**WHAT IS BEING ASKED:**
Leaving out every picture, copy the lines of the data exactly, from the first through the line containing "const valBlanco = [1.0, 0.590, 0.572, 0.414, 0.280, 0.136];".

━━━

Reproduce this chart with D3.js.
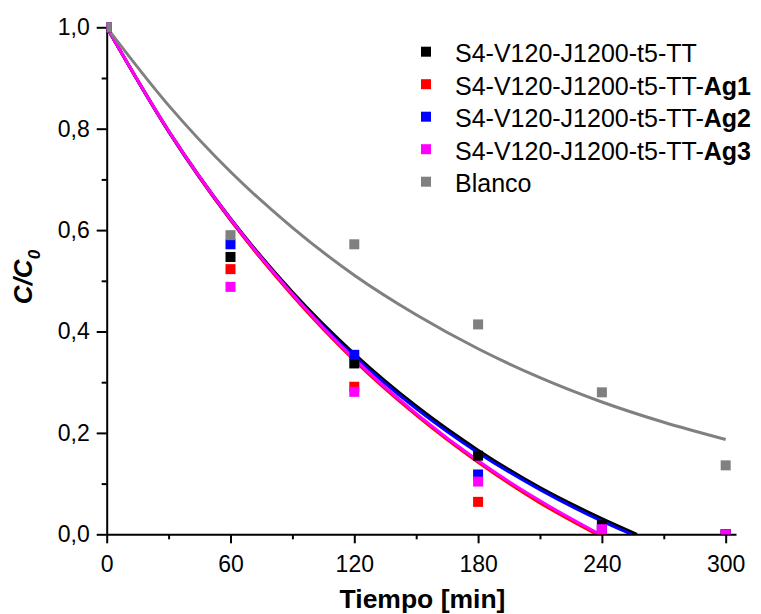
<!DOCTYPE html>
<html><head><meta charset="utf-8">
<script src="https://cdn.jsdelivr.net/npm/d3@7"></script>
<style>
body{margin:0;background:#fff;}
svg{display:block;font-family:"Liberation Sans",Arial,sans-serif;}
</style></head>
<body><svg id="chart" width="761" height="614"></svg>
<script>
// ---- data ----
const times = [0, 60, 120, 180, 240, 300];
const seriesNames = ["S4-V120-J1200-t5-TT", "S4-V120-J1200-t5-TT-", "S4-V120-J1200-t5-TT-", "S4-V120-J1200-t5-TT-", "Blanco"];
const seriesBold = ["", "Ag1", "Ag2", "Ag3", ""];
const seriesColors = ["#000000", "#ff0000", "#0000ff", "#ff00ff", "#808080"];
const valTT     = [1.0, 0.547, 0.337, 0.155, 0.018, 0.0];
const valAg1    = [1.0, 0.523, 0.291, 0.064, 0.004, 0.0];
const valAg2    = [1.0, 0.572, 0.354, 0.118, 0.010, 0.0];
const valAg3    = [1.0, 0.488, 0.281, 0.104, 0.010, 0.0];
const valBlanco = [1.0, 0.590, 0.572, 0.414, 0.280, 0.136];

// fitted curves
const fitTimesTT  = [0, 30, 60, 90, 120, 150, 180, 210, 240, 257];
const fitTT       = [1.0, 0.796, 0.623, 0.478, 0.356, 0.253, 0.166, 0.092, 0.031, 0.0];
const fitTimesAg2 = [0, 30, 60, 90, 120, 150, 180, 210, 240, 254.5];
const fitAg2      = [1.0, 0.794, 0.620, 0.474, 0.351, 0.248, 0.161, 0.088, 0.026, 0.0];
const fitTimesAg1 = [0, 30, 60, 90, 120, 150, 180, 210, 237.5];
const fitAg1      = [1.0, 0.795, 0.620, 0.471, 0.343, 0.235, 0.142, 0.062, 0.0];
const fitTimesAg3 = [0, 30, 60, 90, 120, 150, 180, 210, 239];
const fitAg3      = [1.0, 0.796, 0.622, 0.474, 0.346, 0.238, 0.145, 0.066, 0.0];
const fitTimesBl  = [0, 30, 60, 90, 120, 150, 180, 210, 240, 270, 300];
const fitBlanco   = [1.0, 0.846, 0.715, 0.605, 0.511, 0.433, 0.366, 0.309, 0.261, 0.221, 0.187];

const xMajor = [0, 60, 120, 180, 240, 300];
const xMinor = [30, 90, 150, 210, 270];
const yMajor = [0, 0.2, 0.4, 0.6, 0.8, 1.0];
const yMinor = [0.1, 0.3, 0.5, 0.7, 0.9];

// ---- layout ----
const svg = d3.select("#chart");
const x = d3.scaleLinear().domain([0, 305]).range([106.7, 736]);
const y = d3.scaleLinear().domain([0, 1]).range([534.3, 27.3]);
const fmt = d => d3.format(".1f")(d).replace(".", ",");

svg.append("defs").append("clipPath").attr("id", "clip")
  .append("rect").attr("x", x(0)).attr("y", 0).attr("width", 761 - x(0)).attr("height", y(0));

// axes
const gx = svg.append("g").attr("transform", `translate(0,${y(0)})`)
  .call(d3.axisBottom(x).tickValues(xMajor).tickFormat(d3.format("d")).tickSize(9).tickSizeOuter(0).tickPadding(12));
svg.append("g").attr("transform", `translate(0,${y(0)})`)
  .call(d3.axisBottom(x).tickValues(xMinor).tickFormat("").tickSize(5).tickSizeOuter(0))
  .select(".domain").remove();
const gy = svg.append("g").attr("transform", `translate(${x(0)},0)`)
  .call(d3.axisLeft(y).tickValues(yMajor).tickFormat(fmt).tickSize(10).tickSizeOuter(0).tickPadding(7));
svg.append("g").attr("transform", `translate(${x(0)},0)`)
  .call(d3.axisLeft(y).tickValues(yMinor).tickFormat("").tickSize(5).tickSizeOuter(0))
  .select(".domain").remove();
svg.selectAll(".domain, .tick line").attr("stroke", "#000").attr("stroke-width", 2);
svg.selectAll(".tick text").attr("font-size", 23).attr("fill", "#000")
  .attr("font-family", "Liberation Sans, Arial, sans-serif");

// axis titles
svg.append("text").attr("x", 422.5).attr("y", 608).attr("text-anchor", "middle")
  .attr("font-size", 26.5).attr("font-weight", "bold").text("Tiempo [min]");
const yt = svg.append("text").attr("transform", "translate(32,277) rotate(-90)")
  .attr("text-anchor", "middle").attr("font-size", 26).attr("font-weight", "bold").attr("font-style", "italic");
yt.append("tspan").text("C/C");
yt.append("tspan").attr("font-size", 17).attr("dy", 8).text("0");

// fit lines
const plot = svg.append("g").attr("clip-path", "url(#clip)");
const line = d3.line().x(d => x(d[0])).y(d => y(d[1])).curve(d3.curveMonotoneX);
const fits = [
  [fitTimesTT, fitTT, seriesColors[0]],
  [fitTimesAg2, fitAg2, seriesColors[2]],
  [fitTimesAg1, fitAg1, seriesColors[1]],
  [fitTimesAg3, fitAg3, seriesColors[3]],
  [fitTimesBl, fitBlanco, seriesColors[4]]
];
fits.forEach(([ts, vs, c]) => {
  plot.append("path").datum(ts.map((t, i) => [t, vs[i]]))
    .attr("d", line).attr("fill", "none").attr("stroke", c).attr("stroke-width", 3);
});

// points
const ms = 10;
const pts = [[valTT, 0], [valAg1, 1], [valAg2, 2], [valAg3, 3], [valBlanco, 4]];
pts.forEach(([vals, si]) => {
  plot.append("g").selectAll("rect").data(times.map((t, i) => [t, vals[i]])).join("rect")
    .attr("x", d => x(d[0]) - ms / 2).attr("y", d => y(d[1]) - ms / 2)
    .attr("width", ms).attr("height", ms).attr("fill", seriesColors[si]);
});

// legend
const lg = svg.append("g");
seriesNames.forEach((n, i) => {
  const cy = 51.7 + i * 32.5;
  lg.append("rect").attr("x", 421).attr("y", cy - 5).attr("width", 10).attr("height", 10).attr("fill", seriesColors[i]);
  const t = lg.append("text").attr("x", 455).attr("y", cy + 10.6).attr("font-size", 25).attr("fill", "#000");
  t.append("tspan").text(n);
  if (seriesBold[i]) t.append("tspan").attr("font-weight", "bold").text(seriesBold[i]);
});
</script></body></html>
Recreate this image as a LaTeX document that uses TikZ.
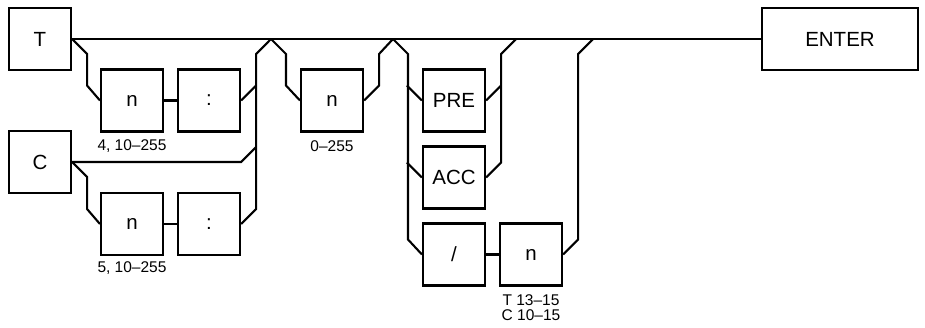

━━━

**TASK OUTPUT:**
Reproduce this chart with D3.js.
<!DOCTYPE html>
<html><head><meta charset="utf-8">
<script src="https://cdn.jsdelivr.net/npm/d3@7"></script>
<style>
body{margin:0;background:#fff;}
svg{display:block;font-family:"Liberation Sans",Arial,sans-serif;}
</style></head>
<body><svg id="chart" width="761" height="614"></svg>
<script>
// ---- data ----
const times = [0, 60, 120, 180, 240, 300];
const seriesNames = ["S4-V120-J1200-t5-TT", "S4-V120-J1200-t5-TT-", "S4-V120-J1200-t5-TT-", "S4-V120-J1200-t5-TT-", "Blanco"];
const seriesBold = ["", "Ag1", "Ag2", "Ag3", ""];
const seriesColors = ["#000000", "#ff0000", "#0000ff", "#ff00ff", "#808080"];
const valTT     = [1.0, 0.547, 0.337, 0.155, 0.018, 0.0];
const valAg1    = [1.0, 0.523, 0.291, 0.064, 0.004, 0.0];
const valAg2    = [1.0, 0.572, 0.354, 0.118, 0.010, 0.0];
const valAg3    = [1.0, 0.488, 0.281, 0.104, 0.010, 0.0];
const valBlanco = [1.0, 0.590, 0.572, 0.414, 0.280, 0.136];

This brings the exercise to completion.